Throwing in a few "labour versus capital" lines and then radically
qualifying them to new conceptualizations seems more a stretch to cover
than an application of a historical inevitability.
Even with all the apologies for communism in past as being a Religion (as
the article starts), it even still feels like millenialists looking for the
seven headed dragon or calculating 666 into every conceivable concept. At
some point you've got to chuck Nostradomus in the trash and say maybe it
wasn't so after all.
Ryan
On Fri, May 22, 2009 at 3:54 PM, Andy Robinson <ldxar1 at gmail.com> wrote:
> Actually I think it's very clear. Though, you have to have read Deleuze
> and Guattari to make sense of his use of "singularity".
>
> It's similar to Hakim Bey, or Colin Ward: "communism" is the proliferation
> of free activity through difference, in which spaces of otherness involving
> intense, non-replicable connections occur at many localised sites, producing
> a world which is (locally) no longer subordinate to the logic of capital.
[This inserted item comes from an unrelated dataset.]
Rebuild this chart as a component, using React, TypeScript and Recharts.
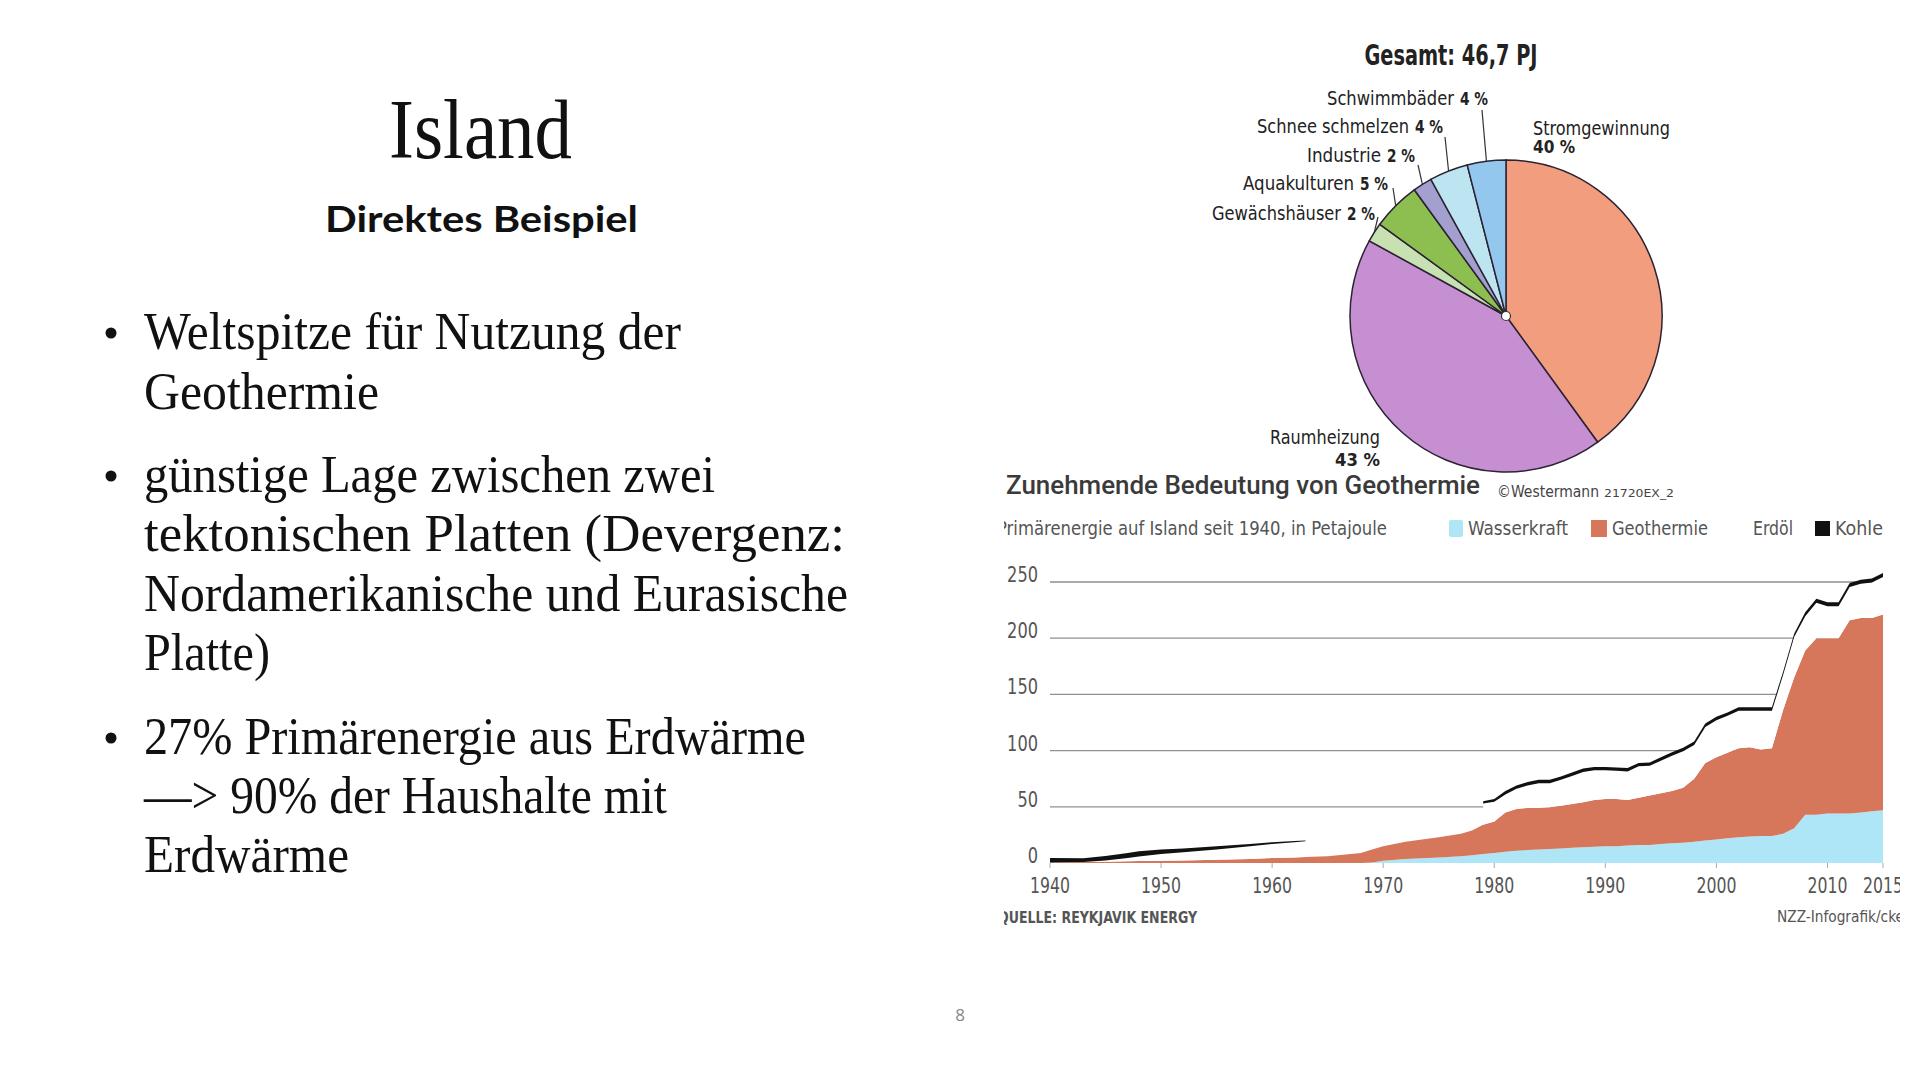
import { AreaChart, Area, XAxis, YAxis, CartesianGrid, PieChart, Pie, Cell } from 'recharts'

// Primärenergie auf Island seit 1940, in Petajoule
const years = [
  1940, 1943, 1945, 1947, 1948, 1950, 1952, 1955, 1958, 1960, 1962, 1963,
  1965, 1968, 1969, 1970, 1972, 1975, 1977, 1978,
  1979, 1980, 1981, 1982, 1983, 1984, 1985, 1986, 1987, 1988, 1989, 1990,
  1991, 1992, 1993, 1994, 1995, 1996, 1997, 1998, 1999, 2000, 2001, 2002,
  2003, 2004, 2005, 2006, 2007, 2008, 2009, 2010, 2011, 2012, 2013, 2014, 2015,
]
const wasserkraft = [
  0, 0, 0, 0, 0, 0, 0, 0, 0, 0, 0, 0,
  0, 0, 0.5, 2, 3.5, 5, 6, 7,
  8, 9, 10, 11, 11.5, 12, 12.5, 13, 13.5, 14, 14.5, 15,
  15, 15.5, 16, 16, 17, 17.5, 18, 19, 20, 21, 22, 23,
  23.5, 24, 24, 26, 31, 43, 43, 44, 44, 44, 45, 46, 47,
]
const geothermie = [
  0.5, 0.8, 1.2, 1.5, 1.8, 2, 2.2, 3, 3.5, 4.5, 5, 5.3,
  6, 9, 11.5, 13, 15.5, 18, 20, 22,
  26, 28, 35, 37, 37.5, 37, 37, 38, 39, 40, 41.5, 42,
  42, 40.5, 42, 44, 45, 46.5, 49, 56, 69, 73, 76, 79,
  79.5, 77, 78, 110, 134, 146, 157, 156, 156, 172, 173, 172, 174,
]
const erdoel = [
  0, 0, 1, 3, 4, 6, 7.3, 9, 11.5, 12.5, 13.5, 14,
  null, null, null, null, null, null, null, null,
  19, 17.5, 16, 18, 20, 22, 21.5, 23, 25, 27, 26.5, 25.5,
  25, 25.5, 28, 26.5, 29, 31.5, 32.5, 30, 32, 33, 33, 33.5,
  32.5, 34.5, 33.5, 31, 36, 30.5, 31.5, 28.5, 28.5, 29.5, 30.5, 31.5, 33.5,
]
const kohle = [
  4, 3.5, 4, 4.5, 4.7, 4, 3.5, 3, 2, 1.5, 1, 0.7,
  null, null, null, null, null, null, null, null,
  2, 2.5, 3, 3, 3, 3, 3, 3, 3, 3, 3, 3,
  3, 3, 3, 3, 3, 3, 3, 3, 3, 3, 3, 3,
  3, 3, 3, 3, 3, 3.5, 3.5, 3.5, 3.5, 3.5, 3.5, 3.5, 3.5,
]
const xTicks = [1940, 1950, 1960, 1970, 1980, 1990, 2000, 2010, 2015]
const yTicks = [0, 50, 100, 150, 200, 250]

// Geothermie-Nutzung, Gesamt 46,7 PJ
const pieNames = ['Stromgewinnung', 'Raumheizung', 'Gewächshäuser', 'Aquakulturen', 'Industrie', 'Schnee schmelzen', 'Schwimmbäder']
const pieShares = [40, 43, 2, 5, 2, 4, 4]
const pieColors = ['#f29d7e', '#c68fd2', '#c8e1b2', '#8cbf4f', '#a3a0cf', '#bde5f1', '#93c7ee']

const areaData = years.map((year, i) => ({
  year,
  wasserkraft: wasserkraft[i],
  geothermie: geothermie[i],
  erdoel: erdoel[i],
  kohle: kohle[i],
}))
const pieData = pieNames.map((name, i) => ({ name, value: pieShares[i] }))

const narrow = "'Liberation Sans Narrow', 'Arial Narrow', 'DejaVu Sans Condensed', sans-serif"
const serif = "'Liberation Serif', 'DejaVu Serif', serif"
const fit = { lengthAdjust: 'spacingAndGlyphs' as const }

// label placement relative to the pie centre: text anchor, baselines, widths, leader start
const pieLabelLayout = [
  { dx: 27, anchor: 'start', lines: [-181, -163], widths: [137, 42], leader: null },
  { dx: -126, anchor: 'end', lines: [128, 150], widths: [110, 45], leader: null },
  { dx: -131, anchor: 'end', lines: [-96], widths: [163], leader: [-128, -99] },
  { dx: -118, anchor: 'end', lines: [-126], widths: [145], leader: [-113, -128] },
  { dx: -91, anchor: 'end', lines: [-154], widths: [108], leader: [-88, -151] },
  { dx: -63, anchor: 'end', lines: [-183], widths: [186], leader: [-61, -179] },
  { dx: -18, anchor: 'end', lines: [-211], widths: [161], leader: [-24, -206] },
]
const pctWidth = 28
const pctGap = 6

const RAD = Math.PI / 180

function renderPieLabel(props: any) {
  const { cx, cy, midAngle, outerRadius, index } = props
  const layout = pieLabelLayout[index]
  const name = pieNames[index]
  const pct = `${pieShares[index]} %`
  const ex = cx + outerRadius * Math.cos(-midAngle * RAD)
  const ey = cy + outerRadius * Math.sin(-midAngle * RAD)
  const common = { fontFamily: narrow, fill: '#222' }
  const tx = cx + layout.dx
  return (
    <g key={`lbl-${index}`}>
      {layout.leader && (
        <line
          x1={cx + layout.leader[0]}
          y1={cy + layout.leader[1]}
          x2={ex}
          y2={ey}
          stroke="#333"
          strokeWidth={1.2}
        />
      )}
      {layout.lines.length === 2 ? (
        <>
          <text x={tx} y={cy + layout.lines[0]} textAnchor={layout.anchor} textLength={layout.widths[0]} {...fit} {...common} fontSize={19}>
            {name}
          </text>
          <text x={tx} y={cy + layout.lines[1]} textAnchor={layout.anchor} textLength={layout.widths[1]} {...fit} {...common} fontSize={18} fontWeight="bold">
            {pct}
          </text>
        </>
      ) : (
        <>
          <text x={tx - pctWidth - pctGap} y={cy + layout.lines[0]} textAnchor="end" textLength={layout.widths[0] - pctWidth - pctGap} {...fit} {...common} fontSize={20}>
            {name}
          </text>
          <text x={tx} y={cy + layout.lines[0]} textAnchor="end" textLength={pctWidth} {...fit} {...common} fontSize={18} fontWeight="bold">
            {pct}
          </text>
        </>
      )}
      {index === 0 && <circle cx={cx} cy={cy} r={4.5} fill="#fff" stroke="#333" strokeWidth={1.2} />}
    </g>
  )
}

const XTick = ({ x, y, payload }: any) => (
  <text x={x} y={y + 23} textAnchor="middle" fontFamily={narrow} fontSize={21} fill="#555" textLength={String(payload.value).length * 10} {...fit}>
    {payload.value}
  </text>
)

const YTick = ({ x, y, payload }: any) => (
  <text x={x} y={y} textAnchor="end" fontFamily={narrow} fontSize={21} fill="#555" textLength={String(payload.value).length * 10.3} {...fit}>
    {payload.value}
  </text>
)

const bulletLines = [
  { text: 'Weltspitze für Nutzung der', y: 349, w: 537, dot: true },
  { text: 'Geothermie', y: 409, w: 235, dot: false },
  { text: 'günstige Lage zwischen zwei', y: 492, w: 571, dot: true },
  { text: 'tektonischen Platten (Devergenz:', y: 551, w: 701, dot: false },
  { text: 'Nordamerikanische und Eurasische', y: 611, w: 704, dot: false },
  { text: 'Platte)', y: 670, w: 126, dot: false },
  { text: '27% Primärenergie aus Erdwärme', y: 754, w: 662, dot: true },
  { text: '—> 90% der Haushalte mit', y: 813, w: 523, dot: false },
  { text: 'Erdwärme', y: 872, w: 205, dot: false },
]

export default function App() {
  return (
    <div style={{ position: 'absolute', left: 0, top: 0, width: 1920, height: 1080, background: '#fff', overflow: 'hidden' }}>
      {/* slide text */}
      <svg width={1920} height={1080} style={{ position: 'absolute', left: 0, top: 0 }}>
        <text x={389} y={158} fontFamily={serif} fontSize={85} fill="#111" textLength={183} {...fit}>
          Island
        </text>
        <text x={325} y={232} fontFamily="Lato, 'Open Sans', sans-serif" fontWeight={700} fontSize={37} fill="#111" textLength={313} {...fit}>
          Direktes Beispiel
        </text>
        {bulletLines.map((l) => (
          <g key={l.text}>
            {l.dot && <circle cx={111} cy={l.y - 16} r={5.5} fill="#111" />}
            <text x={144} y={l.y} fontFamily={serif} fontSize={52} fill="#111" textLength={l.w} {...fit}>
              {l.text}
            </text>
          </g>
        ))}
        <text x={960} y={1021} textAnchor="middle" fontFamily="'Open Sans', sans-serif" fontSize={17} fill="#888">
          8
        </text>
        <text x={1451} y={65} textAnchor="middle" fontFamily={narrow} fontWeight="bold" fontSize={28} fill="#222" textLength={173} {...fit}>
          Gesamt: 46,7 PJ
        </text>
      </svg>

      {/* pie */}
      <div style={{ position: 'absolute', left: 1180, top: 20 }}>
        <PieChart width={520} height={460}>
          <Pie
            data={pieData}
            dataKey="value"
            nameKey="name"
            cx={321}
            cy={291}
            outerRadius={156}
            startAngle={90}
            endAngle={-270}
            stroke="#2b2233"
            strokeWidth={1.5}
            label={renderPieLabel}
            labelLine={false}
            isAnimationActive={false}
          >
            {pieData.map((d, i) => (
              <Cell key={d.name} fill={pieColors[i]} />
            ))}
          </Pie>
        </PieChart>
      </div>

      {/* area chart, cropped like the scanned graphic */}
      <div style={{ position: 'absolute', left: 1004, top: 460, width: 896, height: 480, overflow: 'hidden' }}>
        <div style={{ position: 'absolute', left: -9, top: 80 }}>
          <AreaChart width={910} height={370} data={areaData} margin={{ top: 28.5, right: 22, bottom: 17, left: 0 }}>
            <CartesianGrid vertical={false} horizontalValues={[50, 100, 150, 200, 250]} stroke="#8f8f8f" strokeWidth={1.3} />
            <XAxis
              dataKey="year"
              type="number"
              domain={[1940, 2015]}
              ticks={xTicks}
              interval={0}
              height={30}
              axisLine={false}
              tickLine={{ stroke: '#aaa' }}
              tickSize={5}
              tickMargin={2}
              tick={<XTick />}
            />
            <YAxis
              type="number"
              domain={[0, 262]}
              ticks={yTicks}
              width={55}
              axisLine={false}
              tickLine={false}
              tickSize={0}
              tickMargin={12}
              tick={<YTick />}
            />
            <Area type="linear" dataKey="wasserkraft" stackId="a" stroke="none" fill="#aee6f8" fillOpacity={1} dot={false} activeDot={false} isAnimationActive={false} />
            <Area type="linear" dataKey="geothermie" stackId="a" stroke="none" fill="#d6765a" fillOpacity={1} dot={false} activeDot={false} isAnimationActive={false} />
            <Area type="linear" dataKey="erdoel" stackId="a" stroke="none" fill="#ffffff" fillOpacity={1} dot={false} activeDot={false} isAnimationActive={false} />
            <Area type="linear" dataKey="kohle" stackId="a" stroke="none" fill="#111111" fillOpacity={1} dot={false} activeDot={false} isAnimationActive={false} />
          </AreaChart>
        </div>
        <svg width={1920} height={1080} style={{ position: 'absolute', left: -1004, top: -460, pointerEvents: 'none' }}>
          <text x={1006} y={494} fontFamily="Roboto, 'Liberation Sans', sans-serif" fontWeight={500} fontSize={25} fill="#3a3a3a" textLength={474} {...fit}>
            Zunehmende Bedeutung von Geothermie
          </text>
          <text x={1497} y={497} fontFamily={narrow} fontSize={15} fill="#444" textLength={102} {...fit}>
            ©Westermann
          </text>
          <text x={1604} y={497} fontFamily={narrow} fontSize={11} fill="#444" textLength={70} {...fit}>
            21720EX_2
          </text>
          <text x={997} y={535} fontFamily={narrow} fontSize={19} fill="#555" textLength={390} {...fit}>
            Primärenergie auf Island seit 1940, in Petajoule
          </text>
          <rect x={1449} y={520} width={14} height={17} rx={2} fill="#aee6f8" />
          <text x={1468} y={535} fontFamily={narrow} fontSize={19} fill="#555" textLength={100} {...fit}>
            Wasserkraft
          </text>
          <rect x={1591} y={520} width={16} height={17} fill="#d6765a" />
          <text x={1612} y={535} fontFamily={narrow} fontSize={19} fill="#555" textLength={96} {...fit}>
            Geothermie
          </text>
          <text x={1753} y={535} fontFamily={narrow} fontSize={19} fill="#555" textLength={40} {...fit}>
            Erdöl
          </text>
          <rect x={1815} y={521} width={15} height={15} fill="#111" />
          <text x={1835} y={535} fontFamily={narrow} fontSize={19} fill="#555" textLength={48} {...fit}>
            Kohle
          </text>
          <text x={998} y={923} fontFamily={narrow} fontWeight="bold" fontSize={16} fill="#555" textLength={199} {...fit}>
            QUELLE: REYKJAVIK ENERGY
          </text>
          <text x={1777} y={922} fontFamily={narrow} fontSize={16} fill="#555" textLength={127} {...fit}>
            NZZ-Infografik/cke
          </text>
        </svg>
      </div>
    </div>
  )
}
> As these spaces are also self-organised, self-reproducing, networked and
> produce reconnection in the ecological, social and psychological fields,
> they are generative of other ways of being - specifically, of inclusive
> affinity-networks without hierarchy.
>
> I found a lot of the article inspiring, but I'd challenge three things.
>
> 1) can we really be sure this is the final crisis? Marxism seems to find
> a "final crisis" every few decades - capitalism wasn't supposed to survive
> the First World War, the Second World War, the 70s crash, and the current
> reference to ecological disaster was formerly focused on the threat of
> fascism, then the threat of nuclear war... If the system is going to get
> out of the crisis, it would have to be by doing something as yet unknown,
> unpredictable and new. Which is how it got out of the other crises (e.g.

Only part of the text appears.